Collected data
>> START
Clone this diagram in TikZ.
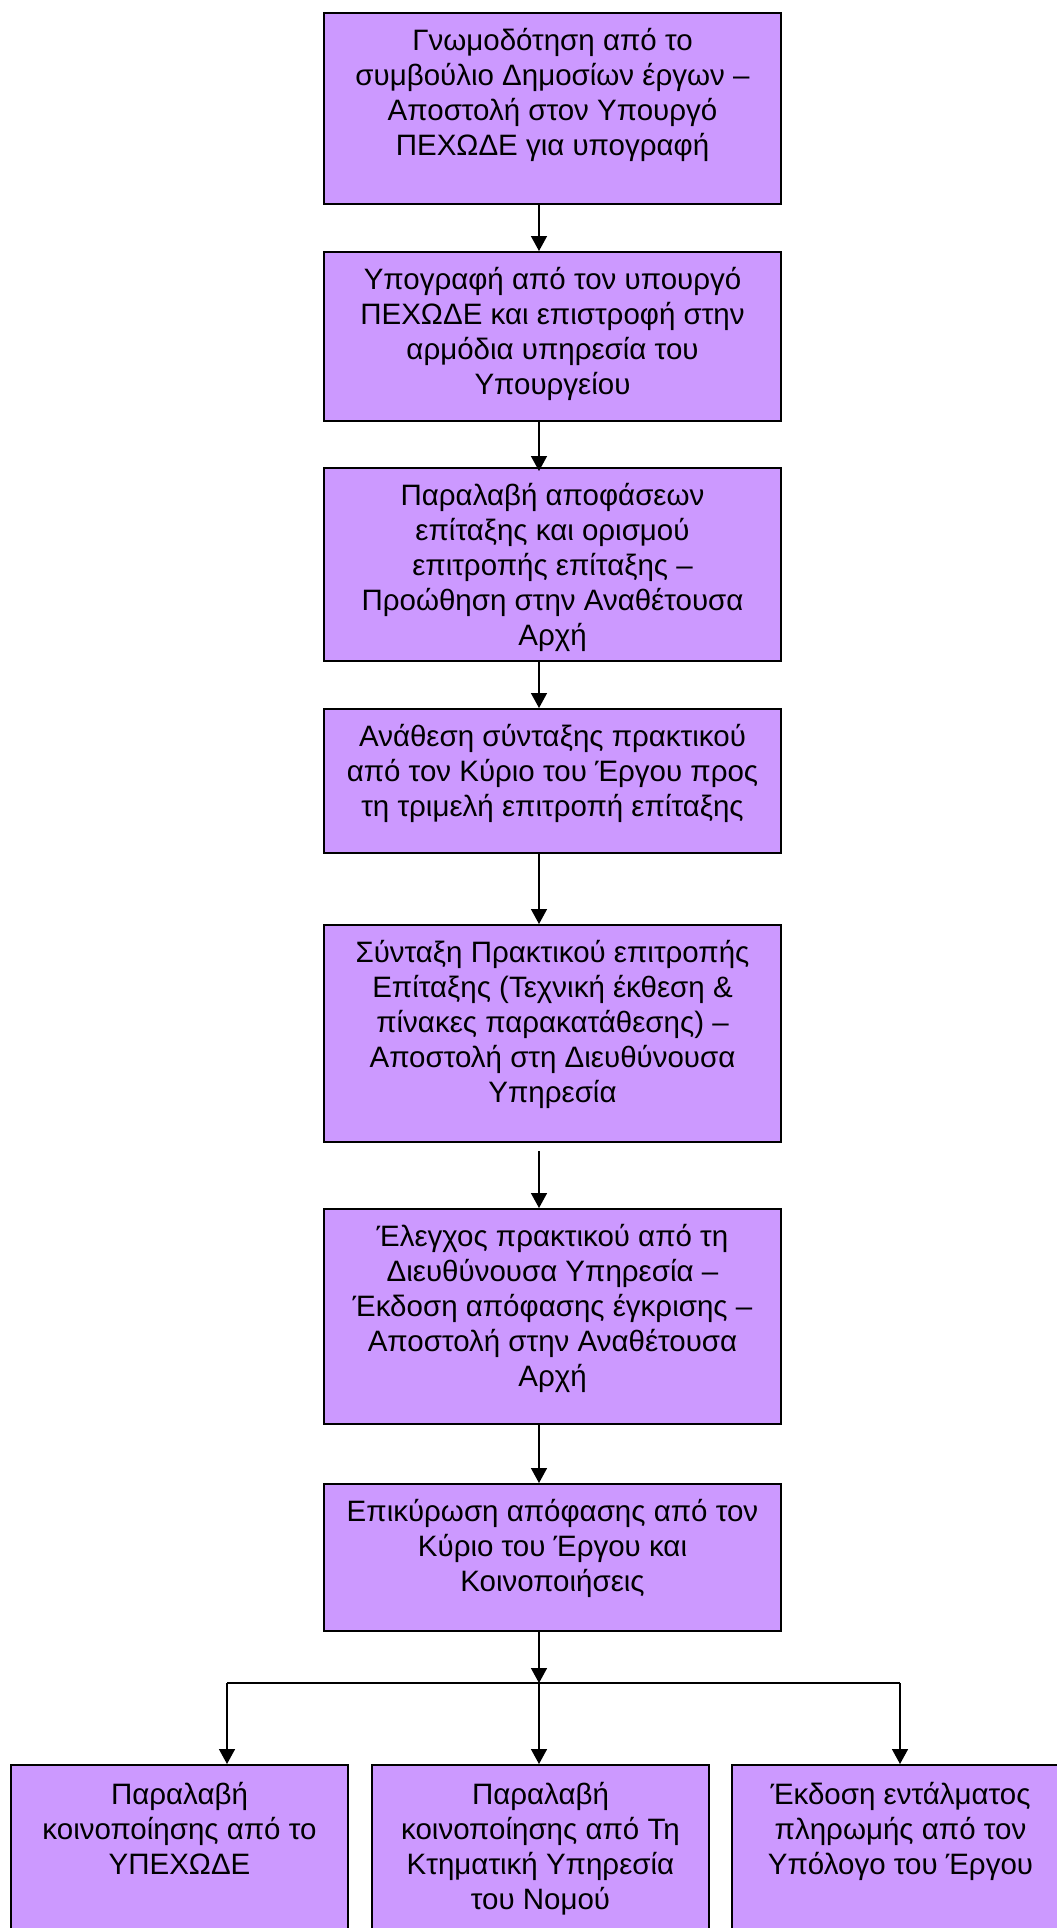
\documentclass[tikz,border=0pt]{standalone}
\usepackage{fontspec}
\setmainfont{Liberation Sans}
\usetikzlibrary{arrows.meta}
\definecolor{boxfill}{HTML}{CC99FF}
\tikzset{
  box/.style={draw=black, line width=2pt, fill=boxfill, inner sep=0pt, anchor=north west},
  link/.style={line width=1.5pt, -{Triangle[width=16pt,length=15pt]}},
  plain/.style={line width=1.5pt},
}
% #1 height, #2 width, #3 space above the first line, #4 lines
\newcommand{\boxbody}[4]{\parbox[t][#1pt][t]{#2pt}{\centering\fontsize{29.5}{35}\selectfont\vspace*{#3pt}\strut#4\par}}
\begin{document}
\begin{tikzpicture}[x=1pt,y=-1pt]
\useasboundingbox (0,0) rectangle (1057,1928);
\fill[white] (0,0) rectangle (1057,1928);

\node[box] (b1) at (323,12) {\boxbody{191}{457}{12.5}{Γνωμοδότηση από το\\ συμβούλιο Δημοσίων έργων –\\ Αποστολή στον Υπουργό\\ ΠΕΧΩΔΕ για υπογραφή}};
\node[box] (b2) at (323,251) {\boxbody{169}{457}{13}{Υπογραφή από τον υπουργό\\ ΠΕΧΩΔΕ και επιστροφή στην\\ αρμόδια υπηρεσία του\\ Υπουργείου}};
\node[box] (b3) at (323,467) {\boxbody{193}{457}{13}{Παραλαβή αποφάσεων\\ επίταξης και ορισμού\\ επιτροπής επίταξης –\\ Προώθηση στην Αναθέτουσα\\ Αρχή}};
\node[box] (b4) at (323,708) {\boxbody{144}{457}{13}{Ανάθεση σύνταξης πρακτικού\\ από τον Κύριο του Έργου προς\\ τη τριμελή επιτροπή επίταξης}};
\node[box] (b5) at (323,924) {\boxbody{217}{457}{13}{Σύνταξη Πρακτικού επιτροπής\\ Επίταξης (Τεχνική έκθεση \&\\ πίνακες παρακατάθεσης) –\\ Αποστολή στη Διευθύνουσα\\ Υπηρεσία}};
\node[box] (b6) at (323,1208) {\boxbody{215}{457}{13}{Έλεγχος πρακτικού από τη\\ Διευθύνουσα Υπηρεσία –\\ Έκδοση απόφασης έγκρισης –\\ Αποστολή στην Αναθέτουσα\\ Αρχή}};
\node[box] (b7) at (323,1483) {\boxbody{147}{457}{13}{Επικύρωση απόφασης από τον\\ Κύριο του Έργου και\\ Κοινοποιήσεις}};

\node[box] (ba) at (10,1764) {\boxbody{190}{337}{14.5}{Παραλαβή\\ κοινοποίησης από το\\ ΥΠΕΧΩΔΕ}};
\node[box] (bb) at (371,1764) {\boxbody{190}{337}{14.5}{Παραλαβή\\ κοινοποίησης από Τη\\ Κτηματική Υπηρεσία\\ του Νομού}};
\node[box] (bc) at (731,1764) {\boxbody{190}{337}{14.5}{Έκδοση εντάλματος\\ πληρωμής από τον\\ Υπόλογο του Έργου}};

% vertical spine of the flow
\coordinate (spine) at (539,0);
\draw[link] (b1.south -| spine) -- (b2.north -| spine);
\draw[link, shorten >=-4pt] (b2.south -| spine) -- (b3.north -| spine);
\draw[link] (b3.south -| spine) -- (b4.north -| spine);
\draw[link] (b4.south -| spine) -- (b5.north -| spine);
\draw[link, shorten <=8pt] (b5.south -| spine) -- (b6.north -| spine);
\draw[link] (b6.south -| spine) -- (b7.north -| spine);

% split into the three final steps
\coordinate (j) at (539,1683);
\coordinate (ja) at (227,1683);
\coordinate (jc) at (900,1683);
\draw[link] (b7.south -| spine) -- (j);
\draw[plain] (ja) -- (jc);
\draw[link] (ja) -- (ba.north -| ja);
\draw[link] (j) -- (bb.north -| j);
\draw[link] (jc) -- (bc.north -| jc);
\end{tikzpicture}
\end{document}
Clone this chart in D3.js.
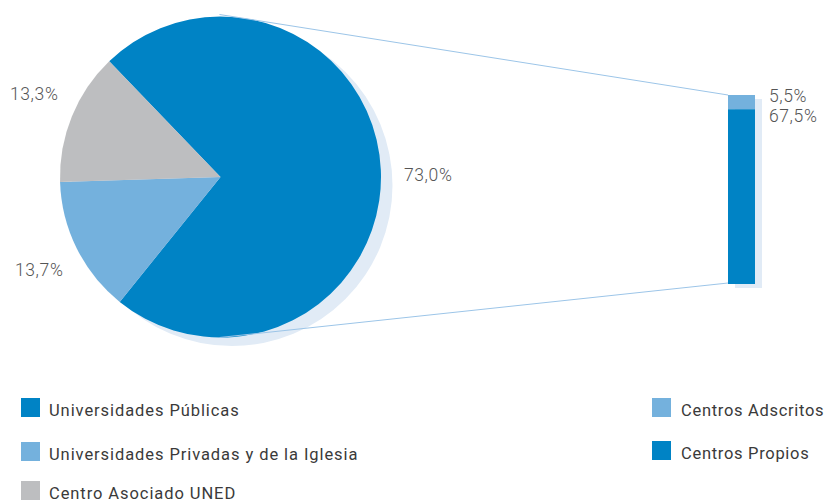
<!DOCTYPE html>
<html>
<head>
<meta charset="utf-8">
<script src="https://cdn.jsdelivr.net/npm/d3@7"></script>
<style>
  html, body { margin: 0; padding: 0; background: #fff; }
  svg { display: block; font-family: Roboto, "Noto Sans", sans-serif; }
</style>
</head>
<body>
<svg id="chart" width="825" height="502"></svg>
<script>
// Distribución por tipo de universidad (pie) y desglose de las públicas (barra)
const pieCategories = ["Universidades Públicas", "Universidades Privadas y de la Iglesia", "Centro Asociado UNED"];
const pieValues = [73.0, 13.7, 13.3];
const pieColors = ["#0083c5", "#74b1dd", "#bdbec0"];

const barCategories = ["Centros Adscritos", "Centros Propios"];
const barValues = [5.5, 67.5];
const barColors = ["#74b1dd", "#0083c5"];

const fmt = v => v.toFixed(1).replace(".", ",") + "%";

const svg = d3.select("#chart");
const shadowColor = "#e1ebf6";
const textColor = "#555";

// ---- Pie ----
const cx = 220.5, cy = 177, r = 160.5;
const startAngle = -43.9 * Math.PI / 180;

const pie = d3.pie().sort(null).value(d => d)
  .startAngle(startAngle).endAngle(startAngle + 2 * Math.PI);
const arcs = pie(pieValues);
const arc = d3.arc().innerRadius(0).outerRadius(r);

svg.append("circle")
  .attr("cx", cx + 11.5).attr("cy", cy + 8.5).attr("r", r)
  .attr("fill", shadowColor);

const gPie = svg.append("g").attr("transform", `translate(${cx},${cy})`);
gPie.selectAll("path").data(arcs).join("path")
  .attr("d", arc)
  .attr("fill", (d, i) => pieColors[i]);

// pie labels
const pieLabelPos = [[404, 181], [15, 276], [10, 100]];
svg.selectAll("text.pie-label").data(arcs).join("text")
  .attr("class", "pie-label")
  .attr("x", (d, i) => pieLabelPos[i][0])
  .attr("y", (d, i) => pieLabelPos[i][1])
  .attr("font-size", 17.5).attr("font-weight", 300)
  .attr("letter-spacing", 0.6)
  .attr("fill", textColor)
  .text(d => fmt(d.data));

// ---- Stacked bar ----
const barX = 728, barW = 27, barTop = 95, barBottom = 284;
const total = d3.sum(barValues);
const y = d3.scaleLinear().domain([0, total]).range([barTop, barBottom]);

svg.append("rect")
  .attr("x", barX + 7).attr("y", barTop + 4)
  .attr("width", barW).attr("height", barBottom - barTop)
  .attr("fill", shadowColor);

let acc = 0;
const stacked = barValues.map((v, i) => { const s = acc; acc += v; return { v, i, s, e: acc }; });

svg.selectAll("rect.seg").data(stacked).join("rect")
  .attr("class", "seg")
  .attr("x", barX).attr("width", barW)
  .attr("y", d => y(d.s))
  .attr("height", d => y(d.e) - y(d.s))
  .attr("fill", d => barColors[d.i]);

svg.selectAll("text.bar-label").data(stacked).join("text")
  .attr("class", "bar-label")
  .attr("x", 769)
  .attr("y", (d, i) => 102 + i * 20)
  .attr("font-size", 17.5).attr("font-weight", 300)
  .attr("letter-spacing", 0.6)
  .attr("fill", textColor)
  .text(d => fmt(d.v));

// ---- Connector lines from pie to bar ----
const connectors = [
  [[cx - 1, cy - r - 2], [barX, barTop]],
  [[cx - 1, cy + r], [barX, barBottom - 1]]
];
svg.selectAll("line.conn").data(connectors).join("line")
  .attr("class", "conn")
  .attr("x1", d => d[0][0]).attr("y1", d => d[0][1])
  .attr("x2", d => d[1][0]).attr("y2", d => d[1][1])
  .attr("stroke", "#9cc5e8").attr("stroke-width", 1);

// ---- Legends ----
const legendLeft = svg.append("g").attr("transform", "translate(21,398)");
const rowsL = legendLeft.selectAll("g").data(pieCategories).join("g")
  .attr("transform", (d, i) => `translate(0,${[0, 44, 83][i]})`);
rowsL.append("rect").attr("width", 19).attr("height", 19)
  .attr("fill", (d, i) => pieColors[i]);
rowsL.append("text").attr("x", 28).attr("y", 18)
  .attr("font-size", 16.5).attr("fill", "#3a3a3a")
  .attr("letter-spacing", 0.92)
  .text(d => d);

const legendRight = svg.append("g").attr("transform", "translate(652,398)");
const rowsR = legendRight.selectAll("g").data(barCategories).join("g")
  .attr("transform", (d, i) => `translate(0,${i * 43})`);
rowsR.append("rect").attr("width", 19).attr("height", 19)
  .attr("fill", (d, i) => barColors[i]);
rowsR.append("text").attr("x", 29).attr("y", 18)
  .attr("font-size", 16.5).attr("fill", "#3a3a3a")
  .attr("letter-spacing", 0.7)
  .text(d => d);
</script>
</body>
</html>
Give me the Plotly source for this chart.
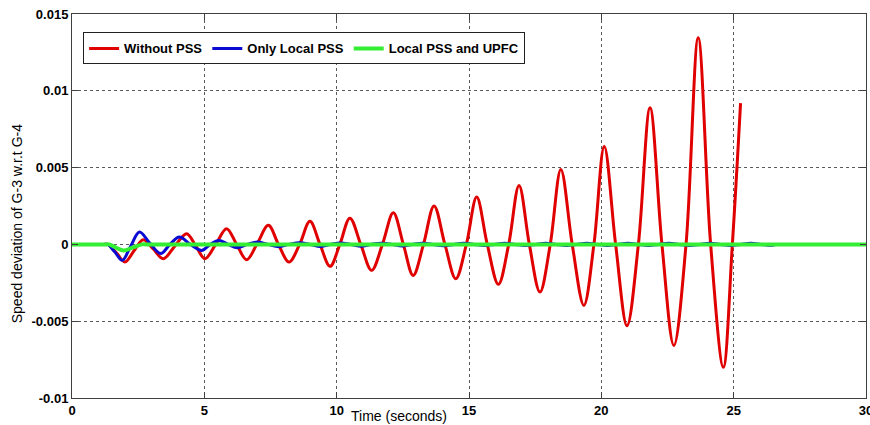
import plotly.graph_objects as go

# ---------------- data ----------------
red_t = [0, 1.2, 1.35, 1.7, 2.0, 2.35, 2.69, 3.07, 3.45, 3.89, 4.33, 4.68, 5.02, 5.43, 5.84,
         6.22, 6.60, 7.01, 7.42, 7.8, 8.2, 8.6, 8.99, 9.37, 9.75, 10.12, 10.50, 10.91,
         11.32, 11.73, 12.14, 12.52, 12.89, 13.28, 13.68, 14.09, 14.50, 14.9, 15.29,
         15.69, 16.11, 16.5, 16.89, 17.28, 17.68, 18.07, 18.47, 18.9, 19.34, 19.72,
         20.11, 20.54, 20.97, 21.4, 21.84, 22.29, 22.74, 23.2, 23.66, 24.13, 24.61,
         24.95, 25.26]
red_v = [0, 0, 0, -0.0006, -0.00115, -0.0004, 0.0003, -0.0003, -0.00093, -0.0001, 0.0007,
         -0.0001, -0.00093, 0.0, 0.00102, 0.0, -0.001, 0.0001, 0.00124, 0.0, -0.00115,
         0.0, 0.0015, 0.0, -0.00143, 0.0, 0.00171, 0.0, -0.00169, 0.0, 0.00206, 0.0,
         -0.00202, 0.0, 0.0025, 0.0, -0.00223, 0.0, 0.00308, 0.0, -0.0026, 0.0, 0.00384,
         0.0, -0.0031, 0.0, 0.00488, 0.0, -0.00397, 0.0, 0.00638, 0.0, -0.0053, 0.0,
         0.0089, 0.0, -0.00658, 0.0, 0.01346, 0.0, -0.008, 0.0, 0.0092]

blue_t = [0, 1.2, 1.35, 1.62, 1.9, 2.22, 2.55, 2.93, 3.35, 3.7, 4.06, 4.47, 4.9, 5.22, 5.55,
          5.9, 6.25, 6.62, 7.0, 7.4, 7.82,
          8.2, 8.6, 9.0, 9.38, 9.76, 10.15, 10.54, 10.93, 11.3, 11.7, 12.1, 12.48,
          12.86, 13.25, 13.64, 14.03, 14.42, 14.8, 15.2, 15.58, 15.96, 16.35, 16.74,
          17.13, 17.52, 17.9, 18.3, 18.68, 19.06, 19.45, 19.84, 20.23, 20.62, 21.0,
          21.4, 21.78, 22.16, 22.55, 22.94, 23.33, 23.72, 24.1, 24.5, 24.88, 25.26,
          25.65, 26.04, 26.43, 26.6]
blue_v = [0, 0, 0, -0.0005, -0.00104, -0.0001, 0.0008, 0.0001, -0.0006, 0, 0.00048, 0,
          -0.00039, 0, 0.00026, 0, -0.00021, 0, 0.00015, 0, -0.00015,
          0, 0.0001, 0, -0.00014, 0, 0.00009, 0, -0.00012, 0, 0.00008, 0, -0.0001,
          0, 0.00007, 0, -0.00008, 0, 0.00007, 0, -0.00007, 0, 0.00007, 0,
          -0.00007, 0, 0.00007, 0, -0.00007, 0, 0.00007, 0, -0.00007, 0, 0.00007,
          0, -0.00007, 0, 0.00007, 0, -0.00007, 0, 0.00007, 0, -0.00007, 0,
          0.00007, 0, -0.00006, 0]

green_t = [0, 1.3, 1.4, 1.65, 1.95, 2.3, 2.65, 2.8, 29.0, 30]
green_v = [0, 0, 0, -0.0002, -0.0004, -0.0002, 0, 0, 0, 0]

series_names = ["Without PSS", "Only Local PSS", "Local PSS and UPFC"]

x_ticks = [0, 5, 10, 15, 20, 25, 30]
x_tick_labels = ["0", "5", "10", "15", "20", "25", "30"]
y_ticks = [-0.01, -0.005, 0, 0.005, 0.01, 0.015]
y_tick_labels = ["-0.01", "-0.005", "0", "0.005", "0.01", "0.015"]

x_title = "Time (seconds)"
y_title = "Speed deviation of G-3 w.r.t G-4"

# ---------------- figure ----------------
FONT = "Arial, Liberation Sans, sans-serif"

fig = go.Figure()
fig.add_trace(go.Scatter(x=red_t, y=red_v, mode="lines", name=series_names[0],
                         line=dict(color="#e00000", width=3, shape="spline", smoothing=1)))
fig.add_trace(go.Scatter(x=blue_t, y=blue_v, mode="lines", name=series_names[1],
                         line=dict(color="#0a0ad2", width=3, shape="spline", smoothing=1)))
fig.add_trace(go.Scatter(x=green_t, y=green_v, mode="lines", name=series_names[2],
                         line=dict(color="#33ee33", width=4, shape="spline", smoothing=1)))

axis_common = dict(
    showline=True, linecolor="#404040", linewidth=1, mirror="ticks",
    ticks="inside", ticklen=6, tickcolor="#404040",
    showgrid=True, gridcolor="#5a5a5a", griddash="dot", gridwidth=1,
    zeroline=False, ticklabeloverflow="allow",
    tickfont=dict(family=FONT, size=13, color="#000", weight="bold"),
)

fig.update_xaxes(range=[0, 30], tickvals=x_ticks, ticktext=x_tick_labels, **axis_common)
fig.update_yaxes(range=[-0.01, 0.015], tickvals=y_ticks, ticktext=y_tick_labels, **axis_common)

fig.update_layout(
    width=870, height=425,
    margin=dict(l=72, r=4, t=14, b=27, pad=0, autoexpand=False),
    paper_bgcolor="white", plot_bgcolor="white",
    font=dict(family=FONT, color="#000"),
    showlegend=True,
    legend=dict(
        orientation="h", x=0.014, y=0.952, xanchor="left", yanchor="top",
        bgcolor="white", bordercolor="#222", borderwidth=1,
        font=dict(family=FONT, size=13, color="#000", weight="bold"),
        itemwidth=30, tracegroupgap=0,
    ),
    annotations=[
        dict(text=x_title, xref="paper", yref="paper", x=0.412, y=-0.047,
             xanchor="center", yanchor="middle", showarrow=False,
             font=dict(family=FONT, size=14, color="#000")),
        dict(text=y_title, xref="paper", yref="paper", x=-0.0693, y=0.455,
             xanchor="center", yanchor="middle", showarrow=False, textangle=-90,
             font=dict(family=FONT, size=14, color="#000")),
    ],
)

fig.write_html("out.html", config={"displayModeBar": False},
               post_script="document.body.style.margin='0px';document.body.style.overflow='hidden';")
>> END
§ YOUR GOAL: Copy every line in the records above that contains the word "Clone".

§ TASK OUTPUT:
Clone this diagram in TikZ.
Clone this chart in D3.js.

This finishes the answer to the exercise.